Он снял свои мягкие сапоги и прошел в одних носках в гостиную, где, полулежа на диване, попробовал найти какой-нибудь известный ему фильм. В новых, современных фильмах надо было разбираться: кто плохой, а кто хороший и почему, но это его только утомляло и мешало думать о чем-то еще.
– Постели мне наверху, мне как-то душно, хочу спать с открытыми окнами, – сказал он жене. По платному каналу шел боевик, который он знал наизусть. Видя, что осталось меньше половины, Магомед-Алиев решил досмотреть фильм и постараться отогнать грустные мысли.
– Хорошо, – ответила Байза. Она не любила холод, и уговорить ее открыть даже форточку в спальне было непосильной задачей.
– И сама иди поспи немного, вечером поедем к Таибад. Надо проведать, как она там, – сказал он, поудобнее устраиваясь между подушек. Таибад, их четвертая дочь, была на сносях, и они ездили к ней почти каждый день.
Глубоко в душе Магомед-Алиев был сентиментален, и больше всего его ранило, когда его предавали. Проблема была в том, что он хотел доверять только тем, кого любил, и это иррациональное чувство часто его подводило. И Магомед задавал себе вопрос: как так получалось, что два человека, к которым он не испытывал особо нежных чувств, – Чекарь и Кольцов – были надежны как скалы, а остальные, наоборот, готовы были облажаться при любой возможности, и они лажали, лажали и лажали.
Когда ему подкинули этого русского, он вообще не воспринимал его как личность.

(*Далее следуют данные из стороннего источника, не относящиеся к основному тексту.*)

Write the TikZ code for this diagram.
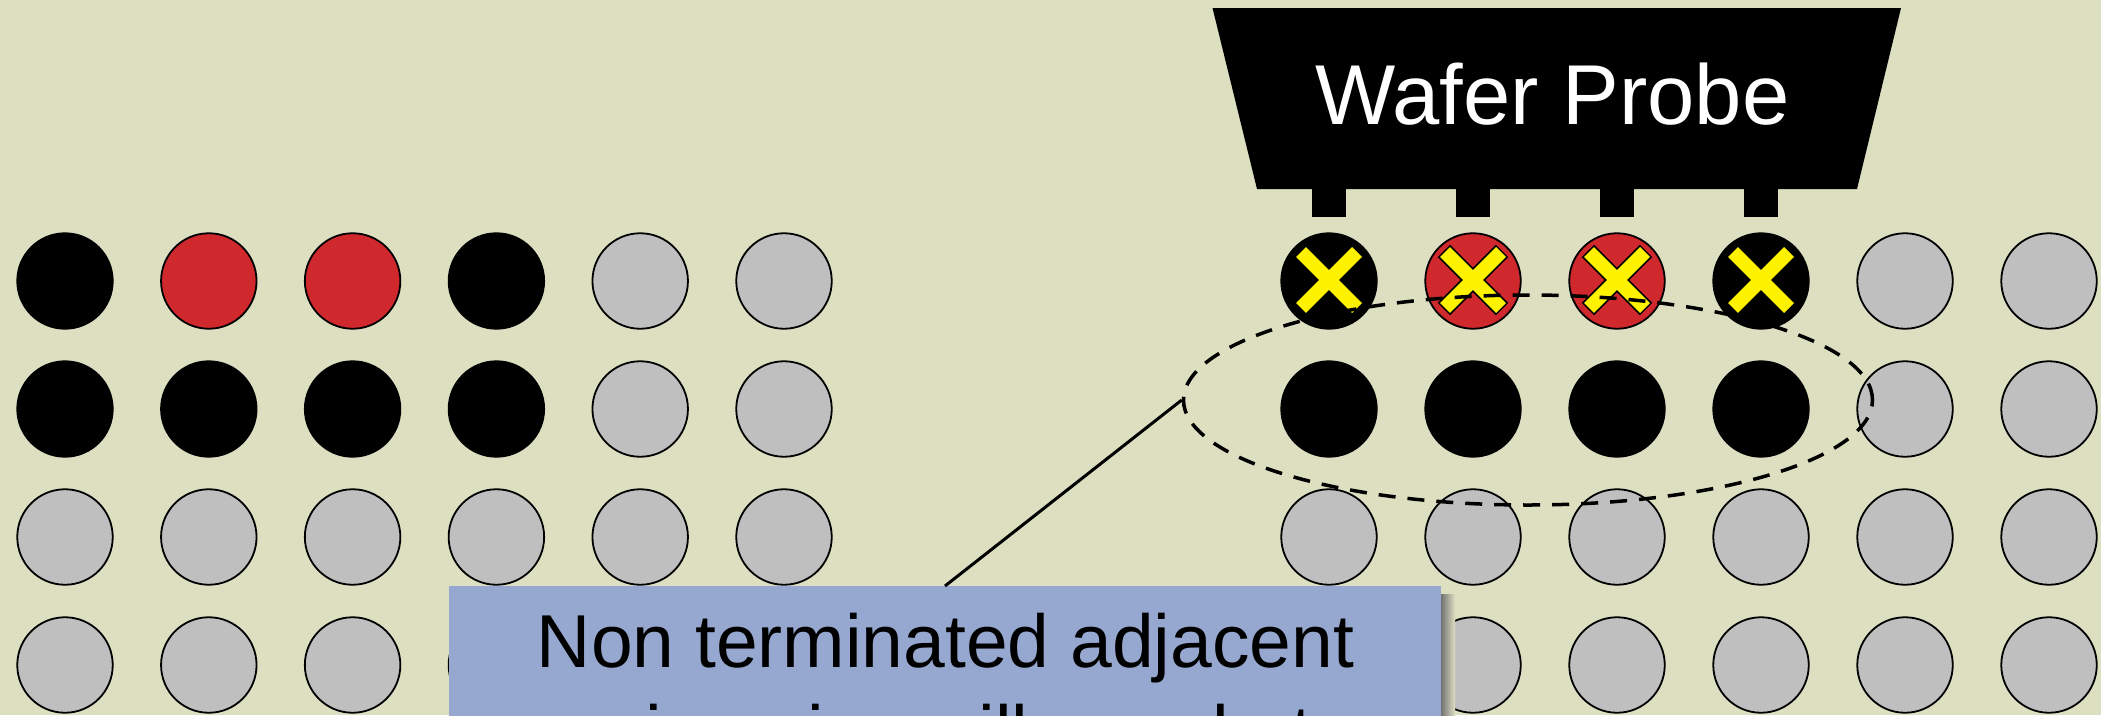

Какие-то узкие плечи, непонятное желание учиться на лингвиста – все это вызывало у него раздражение. Магомед вспомнил о нем, лишь когда к ним в район зачастили фирмачи-инвесторы, и его любимица Агабаджи, дочь его старшей сестры, уже не успевала одна переводить сразу нескольким говорящим и слушающим на праздниках и застольях, устраиваемых после официальной части.